Aliás, será interessante acompanhar o desenlace jurisprudencial a envolver teoria menor e incidente de desconsideração: é que, se de um lado o novo CPC converge rumo a exigência de observância dos pressupostos legalmente previstos para o deferimento da desconsideração da personalidade jurídica, de outro o CDC (e outras legislações) simplesmente o dispensa (ou o torna inútil), admitindo a aplicação do instituto sempre que a personalidade jurídica for um obstáculo ao ressarcimento.

Dois vivas, um ao novo CPC e outro ao STJ, porquanto é inegável o avanço alcançado na superação da anomalia apontada e que só faz corroer a normatividade constitucional. Ganham com isso a intersubjetividade, a segurança jurídica e a autonomia do direito, predicados indeléveis do Estado Constitucional.

 


[1] Esse é o entendimento de: BOURDIEU, P.; EAGLETON, T. A doxa e a vida cotidiana. Uma entrevista. In:   ŽIŽEK, Slavoj (org.). Uma mapa da ideologia. Rio de Janeiro: Editora Contraponto, 2007. p. 265-278.

[2] A desconsideração da personalidade jurídica está prevista em vários diplomas legais. Para além do CC (art. 50) e CDC (art. 28), também se pode notá-la: Lei 12.529/2011 (art. 34), Lei 9.605/1998 (art. 4o.), CTN (art. 134, VII).

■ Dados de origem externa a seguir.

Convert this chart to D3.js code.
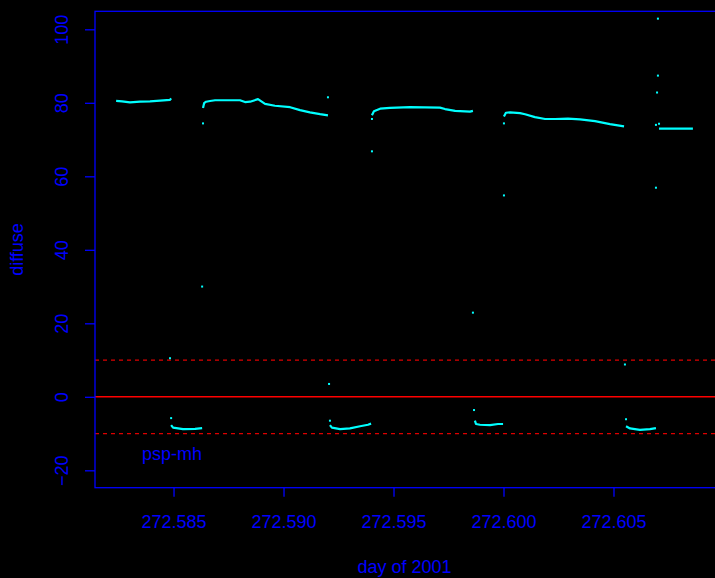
<!DOCTYPE html>
<html>
<head>
<meta charset="utf-8">
<script src="https://cdn.jsdelivr.net/npm/d3@7"></script>
<style>
  html, body { margin: 0; padding: 0; background: #000; }
  svg { display: block; }
  text { font-family: "Liberation Sans", Arial, Helvetica, sans-serif; }
</style>
</head>
<body>
<svg id="chart" width="715" height="578"></svg>
<script>
// ---- data (day of 2001, diffuse) ----
const upper1 = [[272.58239,80.5],[272.58266,80.4],[272.58302,80.1],[272.58348,80.3],[272.58393,80.4],[272.58439,80.6],[272.58484,80.8],[272.58489,81.2]];
const upper2 = [[272.58634,78.6],[272.58639,79.9],[272.58648,80.3],[272.58666,80.5],[272.58689,80.7],[272.58802,80.7],[272.58825,80.2],[272.58848,80.3],[272.58884,81.0],[272.58916,79.7],[272.58961,79.2],[272.59030,78.8],[272.59075,78.0],[272.59120,77.4],[272.59166,76.9],[272.59202,76.6]];
const upper3 = [[272.59402,76.6],[272.59411,77.7],[272.59439,78.4],[272.59484,78.6],[272.59575,78.8],[272.59711,78.7],[272.59734,78.3],[272.59780,77.8],[272.59848,77.6],[272.59861,77.8]];
const upper4 = [[272.60002,76.3],[272.60011,77.3],[272.60030,77.4],[272.60075,77.2],[272.60098,76.9],[272.60143,76.1],[272.60189,75.6],[272.60234,75.6],[272.60293,75.7],[272.60348,75.5],[272.60416,75.0],[272.60484,74.2],[272.60548,73.6]];
const upper5 = [[272.60707,73.0],[272.60861,73.0]];
const lower1 = [[272.58489,-7.7],[272.58498,-8.4],[272.58543,-8.8],[272.58598,-8.7],[272.58630,-8.5]];
const lower2 = [[272.59211,-7.7],[272.59220,-8.4],[272.59257,-8.8],[272.59302,-8.6],[272.59348,-8.0],[272.59384,-7.6],[272.59398,-7.3]];
const lower3 = [[272.59870,-6.5],[272.59875,-7.4],[272.59893,-7.6],[272.59939,-7.7],[272.59975,-7.4],[272.59998,-7.4]];
const lower4 = [[272.60557,-8.0],[272.60575,-8.6],[272.60620,-9.0],[272.60666,-8.8],[272.60693,-8.5]];
const outliers = [[272.58484,10.5],[272.58489,-5.8],[272.58634,74.4],[272.58630,30.0],[272.59202,81.5],[272.59207,3.5],[272.59211,-6.5],[272.59402,75.6],[272.59402,66.8],[272.59861,22.9],[272.59866,-3.6],[272.60002,74.4],[272.60002,54.8],[272.60552,8.8],[272.60557,-6.1],[272.60702,102.9],[272.60702,87.4],[272.60698,82.8],[272.60707,74.3],[272.60693,74.0],[272.60693,56.9]];
const segments = [upper1, upper2, upper3, upper4, upper5, lower1, lower2, lower3, lower4];
const xTicks = [272.585, 272.590, 272.595, 272.600, 272.605];
const yTicks = [-20, 0, 20, 40, 60, 80, 100];
const refSolid = [0];
const refDashed = [-10, 10];
const xDomain = [272.58143, 272.60966];
const yDomain = [-24.73, 104.9];
const xTitle = "day of 2001";
const yTitle = "diffuse";
const legendLabel = "psp-mh";

// ---- layout ----
const mLeft = 95, mRight = 716, mTop = 11.3, mBottom = 487.7;
const blue = "#0000ff", cyan = "#00ffff";
const svg = d3.select("#chart");
svg.append("rect").attr("width", 715).attr("height", 578).attr("fill", "#000");

const x = d3.scaleLinear().domain(xDomain).range([mLeft, mRight]);
const y = d3.scaleLinear().domain(yDomain).range([mBottom, mTop]);

// reference lines
svg.selectAll(".ref").data(refSolid).enter().append("line")
  .attr("x1", mLeft).attr("x2", mRight)
  .attr("y1", d => y(d)).attr("y2", d => y(d))
  .attr("stroke", "#ff0000").attr("stroke-width", 1.5);
svg.selectAll(".refd").data(refDashed).enter().append("line")
  .attr("x1", mLeft).attr("x2", mRight)
  .attr("y1", d => y(d)).attr("y2", d => y(d))
  .attr("stroke", "#dd0000").attr("stroke-width", 1.3)
  .attr("stroke-dasharray", "4,4");

// data lines
const line = d3.line().x(d => x(d[0])).y(d => y(d[1]));
svg.selectAll(".seg").data(segments).enter().append("path")
  .attr("d", line).attr("fill", "none")
  .attr("stroke", cyan).attr("stroke-width", 2.2)
  .attr("stroke-linejoin", "round");
svg.selectAll(".pt").data(outliers).enter().append("rect")
  .attr("x", d => x(d[0]) - 1).attr("y", d => y(d[1]) - 1)
  .attr("width", 2).attr("height", 2).attr("fill", cyan);

// axes
const xAxis = d3.axisBottom(x).tickValues(xTicks).tickSize(9).tickPadding(19)
  .tickFormat(d3.format(".3f"));
const gx = svg.append("g").attr("transform", `translate(0,${mBottom})`).call(xAxis);
gx.select(".domain").remove();
gx.selectAll("line").attr("stroke", blue).attr("stroke-width", 1.3);
gx.selectAll("text").attr("fill", blue).attr("font-size", 18)
  .attr("font-family", "'Liberation Sans', Arial, sans-serif");

const yAxis = d3.axisLeft(y).tickValues(yTicks).tickSize(10).tickFormat(d3.format("d"));
const gy = svg.append("g").attr("transform", `translate(${mLeft},0)`).call(yAxis);
gy.select(".domain").remove();
gy.selectAll("line").attr("stroke", blue).attr("stroke-width", 1.3);
gy.selectAll("text").attr("fill", blue).attr("font-size", 18)
  .attr("font-family", "'Liberation Sans', Arial, sans-serif")
  .attr("x", null).attr("dy", null)
  .attr("text-anchor", "middle")
  .attr("transform", "translate(-27,0) rotate(-90)");

// box
svg.append("rect").attr("x", mLeft).attr("y", mTop)
  .attr("width", mRight - mLeft).attr("height", mBottom - mTop)
  .attr("fill", "none").attr("stroke", blue).attr("stroke-width", 1.3);

// titles
svg.append("text").attr("x", 404.5).attr("y", 573)
  .attr("text-anchor", "middle").attr("fill", blue).attr("font-size", 18).text(xTitle);
svg.append("text").attr("transform", `translate(23,249.5) rotate(-90)`)
  .attr("text-anchor", "middle").attr("fill", blue).attr("font-size", 18).text(yTitle);
svg.append("text").attr("x", 142).attr("y", 460)
  .attr("fill", blue).attr("font-size", 18).text(legendLabel);
</script>
</body>
</html>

[3] Nesse sentido: DIDIER JR., Fredie. Aspectos processuais de desconsideração da personalidade jurídica. In: TÔRRES, Heleno Taveira; QUEIROZ, Mary Elbe. Desconsideração da personalidade jurídica em matéria tributária. São Paulo: Quartier Latin, 2005. p. 400-401.

[4] RIBEIRO MOURÃO, Luiz Eduardo. Coisa julgada. Belo Horizonte: Editora Fórum, 2008. p. 235.

[5] Não é demais lembrar que o sistema jurídico brasileiro também disciplina a responsabilidade pessoal e direta dos sócios (e/ou administradores), que não se confunde com a teoria da desconsideração. Embora às vezes aplicadas como se fossem uma única ideia, seus fundamentos são diversos.